Write the data out again exactly, with no pictures.
^^^^^^^^^^^^^^^^
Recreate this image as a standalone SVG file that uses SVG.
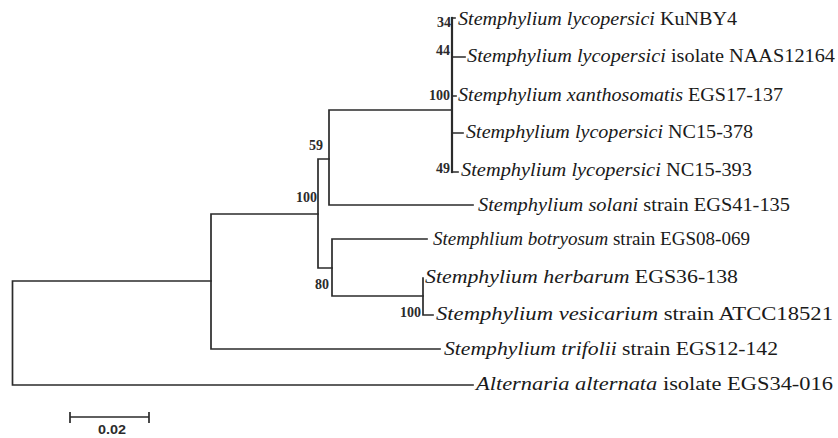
<svg xmlns="http://www.w3.org/2000/svg" width="838" height="438" viewBox="0 0 838 438">
  <style>
    .br { fill: none; stroke: #2b2b2b; stroke-width: 1.7; stroke-linecap: square; }
    .tip { font-family: "Liberation Serif", "Times New Roman", serif; font-size: 18px; fill: #1a1a1a; }
    .sp { font-style: italic; }
    .bs { font-family: "Liberation Serif", "Times New Roman", serif; font-size: 14px; font-weight: bold; fill: #2b2b2b; text-anchor: end; }
    .scale { font-family: "Liberation Sans", Arial, sans-serif; font-size: 12px; font-weight: bold; fill: #2b2b2b; }
  </style>
  <rect width="838" height="438" fill="#ffffff"/>

  <!-- tree branches -->
  <g id="connectors">
    <!-- root -->
    <path class="br" d="M211,281 H12.5 V385 H473"/>
    <!-- Stemphylium clade -->
    <path class="br" d="M440,349 H211 V214 H318"/>
    <path class="br" d="M329,159 H318 V268 H332"/>
    <path class="br" d="M473,205 H329 V110 H452"/>
    <!-- lycopersici / xanthosomatis polytomy -->
    <path class="br" d="M452,18 V172" style="stroke-width:2.2"/>
    <path class="br" d="M452,18 H455 M452,57 H465 M452,96 H456 M452,133 H463 M452,172 H458"/>
    <!-- botryosum / herbarum / vesicarium -->
    <path class="br" d="M427,239 H332 V296 H423"/>
    <path class="br" d="M423,278 V315 H433"/>
  </g>

  <!-- bootstrap support values -->
  <g id="support">
    <text class="bs" x="451" y="27">34</text>
    <text class="bs" x="450" y="55">44</text>
    <text class="bs" x="450" y="100">100</text>
    <text class="bs" x="450" y="173">49</text>
    <text class="bs" x="323" y="150">59</text>
    <text class="bs" x="317" y="202">100</text>
    <text class="bs" x="329" y="289">80</text>
    <text class="bs" x="421" y="317">100</text>
  </g>

  <!-- taxa -->
  <g id="kunby4"><text class="tip" x="458" y="25" textLength="279" lengthAdjust="spacingAndGlyphs"><tspan class="sp">Stemphylium lycopersici</tspan> KuNBY4</text></g>
  <g id="naas12164"><text class="tip" x="467" y="62" textLength="368" lengthAdjust="spacingAndGlyphs"><tspan class="sp">Stemphylium lycopersici</tspan> isolate NAAS12164</text></g>
  <g id="egs17-137"><text class="tip" x="458" y="101" textLength="325" lengthAdjust="spacingAndGlyphs"><tspan class="sp">Stemphylium xanthosomatis</tspan> EGS17-137</text></g>
  <g id="nc15-378"><text class="tip" x="466" y="138" textLength="287" lengthAdjust="spacingAndGlyphs"><tspan class="sp">Stemphylium lycopersici</tspan> NC15-378</text></g>
  <g id="nc15-393"><text class="tip" x="461" y="176" textLength="291" lengthAdjust="spacingAndGlyphs"><tspan class="sp">Stemphylium lycopersici</tspan> NC15-393</text></g>
  <g id="egs41-135"><text class="tip" x="478" y="211" textLength="312" lengthAdjust="spacingAndGlyphs"><tspan class="sp">Stemphylium solani</tspan> strain EGS41-135</text></g>
  <g id="egs08-069"><text class="tip" x="433" y="245" textLength="317" lengthAdjust="spacingAndGlyphs"><tspan class="sp">Stemphlium botryosum</tspan> strain EGS08-069</text></g>
  <g id="egs36-138"><text class="tip" x="425" y="283" textLength="313" lengthAdjust="spacingAndGlyphs"><tspan class="sp">Stemphylium herbarum</tspan> EGS36-138</text></g>
  <g id="atcc18521"><text class="tip" x="436" y="320" textLength="397" lengthAdjust="spacingAndGlyphs"><tspan class="sp">Stemphylium vesicarium</tspan> strain ATCC18521</text></g>
  <g id="egs12-142"><text class="tip" x="444" y="355" textLength="334" lengthAdjust="spacingAndGlyphs"><tspan class="sp">Stemphylium trifolii</tspan> strain EGS12-142</text></g>
  <g id="egs34-016"><text class="tip" x="476" y="390" textLength="357" lengthAdjust="spacingAndGlyphs"><tspan class="sp">Alternaria alternata</tspan> isolate EGS34-016</text></g>

  <!-- scale bar -->
  <g id="scale-bar">
    <path class="br" d="M70,417 H149 M70,412 V423 M149,412 V423" style="stroke-linecap:butt"/>
    <text class="scale" x="112" y="434" text-anchor="middle" textLength="28" lengthAdjust="spacingAndGlyphs">0.02</text>
  </g>
</svg>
^^^^^^^^^^^^^^^^
• [Exercise output]
Recreate this image as a standalone SVG file that uses SVG.
<svg xmlns="http://www.w3.org/2000/svg" width="838" height="438" viewBox="0 0 838 438">
  <style>
    .br { fill: none; stroke: #2b2b2b; stroke-width: 1.7; stroke-linecap: square; }
    .tip { font-family: "Liberation Serif", "Times New Roman", serif; font-size: 18px; fill: #1a1a1a; }
    .sp { font-style: italic; }
    .bs { font-family: "Liberation Serif", "Times New Roman", serif; font-size: 14px; font-weight: bold; fill: #2b2b2b; text-anchor: end; }
    .scale { font-family: "Liberation Sans", Arial, sans-serif; font-size: 12px; font-weight: bold; fill: #2b2b2b; }
  </style>
  <rect width="838" height="438" fill="#ffffff"/>

  <!-- tree branches -->
  <g id="connectors">
    <!-- root -->
    <path class="br" d="M211,281 H12.5 V385 H473"/>
    <!-- Stemphylium clade -->
    <path class="br" d="M440,349 H211 V214 H318"/>
    <path class="br" d="M329,159 H318 V268 H332"/>
    <path class="br" d="M473,205 H329 V110 H452"/>
    <!-- lycopersici / xanthosomatis polytomy -->
    <path class="br" d="M452,18 V172" style="stroke-width:2.2"/>
    <path class="br" d="M452,18 H455 M452,57 H465 M452,96 H456 M452,133 H463 M452,172 H458"/>
    <!-- botryosum / herbarum / vesicarium -->
    <path class="br" d="M427,239 H332 V296 H423"/>
    <path class="br" d="M423,278 V315 H433"/>
  </g>

  <!-- bootstrap support values -->
  <g id="support">
    <text class="bs" x="451" y="27">34</text>
    <text class="bs" x="450" y="55">44</text>
    <text class="bs" x="450" y="100">100</text>
    <text class="bs" x="450" y="173">49</text>
    <text class="bs" x="323" y="150">59</text>
    <text class="bs" x="317" y="202">100</text>
    <text class="bs" x="329" y="289">80</text>
    <text class="bs" x="421" y="317">100</text>
  </g>

  <!-- taxa -->
  <g id="kunby4"><text class="tip" x="458" y="25" textLength="279" lengthAdjust="spacingAndGlyphs"><tspan class="sp">Stemphylium lycopersici</tspan> KuNBY4</text></g>
  <g id="naas12164"><text class="tip" x="467" y="62" textLength="368" lengthAdjust="spacingAndGlyphs"><tspan class="sp">Stemphylium lycopersici</tspan> isolate NAAS12164</text></g>
  <g id="egs17-137"><text class="tip" x="458" y="101" textLength="325" lengthAdjust="spacingAndGlyphs"><tspan class="sp">Stemphylium xanthosomatis</tspan> EGS17-137</text></g>
  <g id="nc15-378"><text class="tip" x="466" y="138" textLength="287" lengthAdjust="spacingAndGlyphs"><tspan class="sp">Stemphylium lycopersici</tspan> NC15-378</text></g>
  <g id="nc15-393"><text class="tip" x="461" y="176" textLength="291" lengthAdjust="spacingAndGlyphs"><tspan class="sp">Stemphylium lycopersici</tspan> NC15-393</text></g>
  <g id="egs41-135"><text class="tip" x="478" y="211" textLength="312" lengthAdjust="spacingAndGlyphs"><tspan class="sp">Stemphylium solani</tspan> strain EGS41-135</text></g>
  <g id="egs08-069"><text class="tip" x="433" y="245" textLength="317" lengthAdjust="spacingAndGlyphs"><tspan class="sp">Stemphlium botryosum</tspan> strain EGS08-069</text></g>
  <g id="egs36-138"><text class="tip" x="425" y="283" textLength="313" lengthAdjust="spacingAndGlyphs"><tspan class="sp">Stemphylium herbarum</tspan> EGS36-138</text></g>
  <g id="atcc18521"><text class="tip" x="436" y="320" textLength="397" lengthAdjust="spacingAndGlyphs"><tspan class="sp">Stemphylium vesicarium</tspan> strain ATCC18521</text></g>
  <g id="egs12-142"><text class="tip" x="444" y="355" textLength="334" lengthAdjust="spacingAndGlyphs"><tspan class="sp">Stemphylium trifolii</tspan> strain EGS12-142</text></g>
  <g id="egs34-016"><text class="tip" x="476" y="390" textLength="357" lengthAdjust="spacingAndGlyphs"><tspan class="sp">Alternaria alternata</tspan> isolate EGS34-016</text></g>

  <!-- scale bar -->
  <g id="scale-bar">
    <path class="br" d="M70,417 H149 M70,412 V423 M149,412 V423" style="stroke-linecap:butt"/>
    <text class="scale" x="112" y="434" text-anchor="middle" textLength="28" lengthAdjust="spacingAndGlyphs">0.02</text>
  </g>
</svg>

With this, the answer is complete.